Interestingly, in the study out of North Carolina State University, it was the mothers who were experiencing the highest level of stress who did report their symptoms to their doctors. The researchers also found that women with the strongest support networks were also more likely to report any mental health issues they were having, which only reinforces the idea of how important these support systems are for new mothers.

“This work highlights the importance of support networks and the need to normalize the wide variety of reactions women have after childbirth,” Prevatt explains. “We need to make it OK for women to talk about their mental health, so that they can have better access to care. Working with the people around new mothers may be key.”

Yes.

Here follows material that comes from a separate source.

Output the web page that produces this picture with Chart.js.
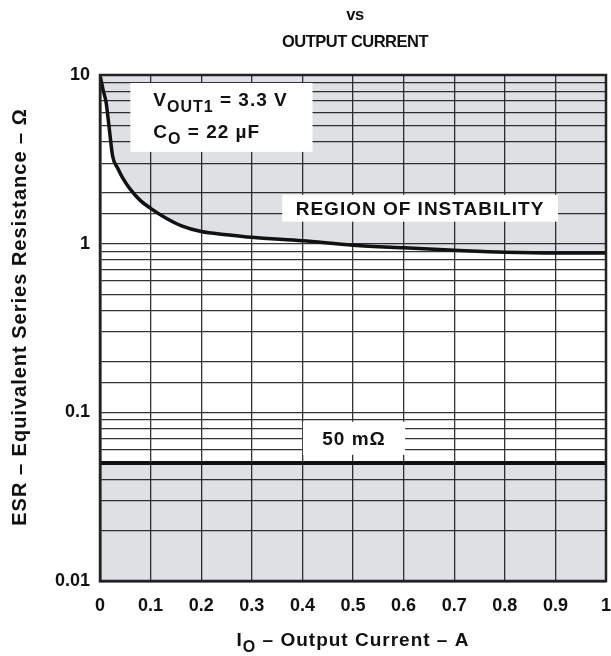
<!DOCTYPE html>
<html>
<head>
<meta charset="utf-8">
<script src="https://cdn.jsdelivr.net/npm/chart.js@4"></script>
<style>
  html, body { margin: 0; padding: 0; background: #fff; overflow: hidden; }
  #wrap { width: 611px; height: 656px; position: relative; }
  canvas { display: block; }
</style>
</head>
<body>
<div id="wrap"><canvas id="grafico"></canvas></div>
<script>
// ESR stability boundary vs output current
const currentA = [0, 0.006, 0.012, 0.018, 0.025, 0.035, 0.045, 0.06, 0.08, 0.1, 0.13, 0.16, 0.2, 0.25, 0.3, 0.4, 0.5, 0.6, 0.7, 0.8, 0.9, 1.0];
const esrOhm   = [10, 8.2, 6.9, 4.9, 3.3, 2.8, 2.45, 2.1, 1.8, 1.62, 1.42, 1.28, 1.18, 1.13, 1.09, 1.04, 0.98, 0.945, 0.915, 0.89, 0.88, 0.88];

// lower ESR limit (50 mOhm)
const limitX = [0, 1];
const limitY = [0.05, 0.05];

const xTickLabels = ['0', '0.1', '0.2', '0.3', '0.4', '0.5', '0.6', '0.7', '0.8', '0.9', '1'];
const yTickValues = [0.01, 0.1, 1, 10];
const yTickLabels = ['0.01', '0.1', '1', '10'];

const FONT = '"Liberation Sans", Arial, Helvetica, sans-serif';
const GRAY = 'rgba(0, 10, 30, 0.125)';

// text with subscripts: parts = [[text, isSub], ...]
function richText(ctx, parts, x, y, size, align, spacing) {
  const subSize = Math.round(size * 0.82);
  ctx.letterSpacing = (spacing || 0) + 'px';
  let total = 0;
  parts.forEach(([t, sub]) => {
    ctx.font = `bold ${sub ? subSize : size}px ${FONT}`;
    total += ctx.measureText(t).width;
  });
  let cx = align === 'center' ? x - total / 2 : x;
  ctx.textAlign = 'left';
  ctx.textBaseline = 'alphabetic';
  parts.forEach(([t, sub]) => {
    ctx.font = `bold ${sub ? subSize : size}px ${FONT}`;
    ctx.fillText(t, cx, sub ? y + size * 0.3 : y);
    cx += ctx.measureText(t).width;
  });
  ctx.letterSpacing = '0px';
}

const overlay = {
  id: 'overlay',
  afterDatasetsDraw(chart) {
    const { ctx, chartArea: a, scales: { x, y } } = chart;
    ctx.save();

    // white label boxes
    const box = (x0, x1, y0, y1) => {
      const px0 = x.getPixelForValue(x0), px1 = x.getPixelForValue(x1);
      const py0 = y.getPixelForValue(y0), py1 = y.getPixelForValue(y1);
      ctx.fillStyle = '#fff';
      ctx.fillRect(px0, py0, px1 - px0, py1 - py0);
      ctx.fillStyle = '#111';
      return { px0, px1, py0, py1 };
    };

    const b1 = box(0.06, 0.42, 8.97, 3.5);
    richText(ctx, [['V', false], ['OUT1', true], [' = 3.3 V', false]], b1.px0 + 23, b1.py0 + 23, 19, 'left', 1);
    richText(ctx, [['C', false], ['O', true], [' = 22 µF', false]], b1.px0 + 23, b1.py0 + 55, 19, 'left', 1);

    const b2 = box(0.36, 0.905, 1.95, 1.35);
    richText(ctx, [['REGION OF INSTABILITY', false]], (b2.px0 + b2.px1) / 2, (b2.py0 + b2.py1) / 2 + 7, 19, 'center', 1);

    const b3 = box(0.401, 0.603, 0.088, 0.056);
    richText(ctx, [['50 mΩ', false]], (b3.px0 + b3.px1) / 2, (b3.py0 + b3.py1) / 2 + 7, 19, 'center', 1);

    // frame
    ctx.strokeStyle = '#222';
    ctx.lineWidth = 2.5;
    ctx.strokeRect(a.left, a.top, a.right - a.left, a.bottom - a.top);
    ctx.restore();
  },
  afterDraw(chart) {
    const { ctx, chartArea: a } = chart;
    const cx = (a.left + a.right) / 2;
    ctx.save();
    ctx.fillStyle = '#111';
    richText(ctx, [['vs', false]], cx + 2, 20, 16.5, 'center', -0.5);
    richText(ctx, [['OUTPUT CURRENT', false]], cx + 2, 47, 16.5, 'center', -0.5);

    richText(ctx, [['I', false], ['O', true], [' – Output Current – A', false]], cx, 646, 19, 'center', 1);

    ctx.translate(19, 317);
    ctx.rotate(-Math.PI / 2);
    richText(ctx, [['ESR – Equivalent Series Resistance – Ω', false]], 0, 7, 20, 'center', 1);
    ctx.restore();
  }
};

const gridOpts = { color: '#333', lineWidth: 1.3, drawTicks: false };
const tickFont = { family: FONT, size: 18, weight: 'bold' };

new Chart(document.getElementById('grafico'), {
  type: 'line',
  data: {
    datasets: [
      {
        data: currentA.map((v, i) => ({ x: v, y: esrOhm[i] })),
        borderColor: '#111',
        borderWidth: 3.5,
        backgroundColor: GRAY,
        fill: 'end',
        pointRadius: 0,
        cubicInterpolationMode: 'monotone'
      },
      {
        data: limitX.map((v, i) => ({ x: v, y: limitY[i] })),
        borderColor: '#111',
        borderWidth: 4,
        backgroundColor: GRAY,
        fill: 'start',
        pointRadius: 0
      }
    ]
  },
  options: {
    responsive: true,
    maintainAspectRatio: false,
    animation: false,
    layout: { padding: { top: 75, right: 5, bottom: 0, left: 0 } },
    plugins: { legend: { display: false }, tooltip: { enabled: false } },
    scales: {
      x: {
        type: 'linear',
        min: 0,
        max: 1,
        grid: gridOpts,
        border: { display: true, color: '#222', width: 2.5 },
        ticks: {
          stepSize: 0.1,
          autoSkip: false,
          maxRotation: 0,
          padding: 14,
          color: '#111',
          font: tickFont,
          callback: (v, i) => xTickLabels[i]
        },
        afterFit: s => { s.height = 75; s.paddingLeft = 0; s.paddingRight = 0; }
      },
      y: {
        type: 'logarithmic',
        min: 0.01,
        max: 10,
        grid: gridOpts,
        border: { display: true, color: '#222', width: 2.5 },
        ticks: {
          autoSkip: false,
          padding: 10,
          color: '#111',
          font: tickFont,
          callback: v => {
            const k = yTickValues.findIndex(t => Math.abs(t - v) / t < 1e-6);
            return k >= 0 ? yTickLabels[k] : '';
          }
        },
        afterFit: s => { s.width = 100; s.paddingTop = 0; s.paddingBottom = 0; }
      }
    }
  },
  plugins: [overlay]
});
</script>
</body>
</html>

This is definitely part of how we need to address this issue. Having the support available for new moms is the first step, but that the support also needs to directly address the mental health issues that women suffer from — to make them feel heard, nurtured, and accepted.

It’s one thing for a new mom to go to a mommy-and-me-type class or to make new mom friends on the playground, but where is the place that a new mom can go where she will be assured that having a baby is pretty much the freaking ridiculously hardest thing on earth, and that if she can’t handle it, there is nothing wrong with her?

Where can she go where all the darkest, most confusing feelings she is having about motherhood will be taken with utmost seriousness, and where she will not be shamed or judged for how she is feeling?

Of course, there are new mom support groups (online and in real life) that strive to provide that space, but it can take time (sometimes a long time) for a new mom to find the right fit group for her, and there needs to be other ways and places where new moms can express themselves and feel supported.

And in general, we all need to do our part to make our fellow moms feel less alone, to raise each other up, and to get the message out there that when motherhood feels too hard to handle, help is available. Every single mother needs to know that she deserves time and support to tend to her mental health — and that doing so is one of the strongest, most powerful things she can do as a mom.